Plusieurs déplacements entre Paris, Lille et la Belgique ont ainsi été mis au jour à l'aide de la téléphonie, clé de voûte de l'accusation. Quelques traces ADN ont par ailleurs été retrouvées, ainsi qu'une liste d'armes établie et rédigée par Ali Riza Polat.

Mais la façon dont cet arsenal a transité puis atterri entre les mains des terroristes reste toutefois peu claire. Et de nombreuses zones d'ombre entourent le dossier, que les déclarations contradictoires et parcellaires des accusés face à la cour n'ont pas permis de lever.

Des "zones d'ombre" dont les avocats généraux ont reconnu l'existence lundi, tout en rejetant la faute sur l'attitude des accusés.
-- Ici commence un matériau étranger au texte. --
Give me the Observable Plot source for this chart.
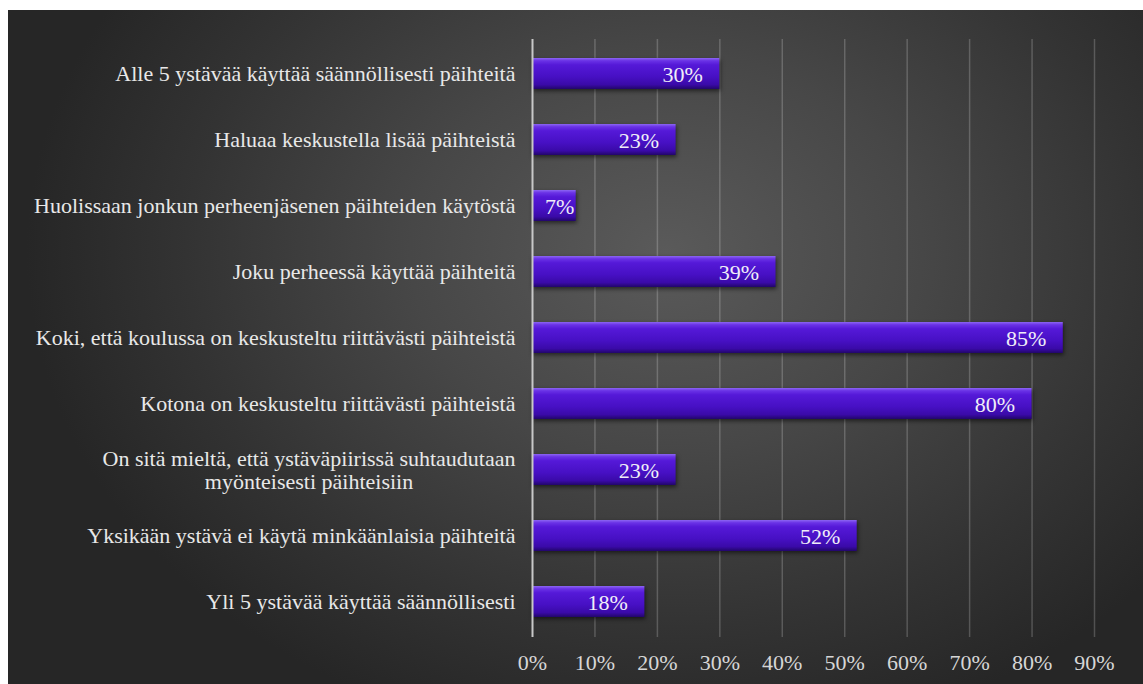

"Certains ont développé comme ligne de défense l'amnésie, les mensonges, les contre-vérités", a regretté Jean-Michel Bourlès, en dénonçant un "défilé de tartuffes à la barre". L'avocat général a par ailleurs dû présenter ses "excuses publiques" pour un lapsus qui l'a fait confondre le terroriste islamiste Mohammed Merah et le policier Ahmed Merabet tué par les frères Kouachi.

Le réquisitoire doit se poursuivre mardi matin, avec le quantum des peines réclamées par le parquet. Verdict attendu le 16 décembre.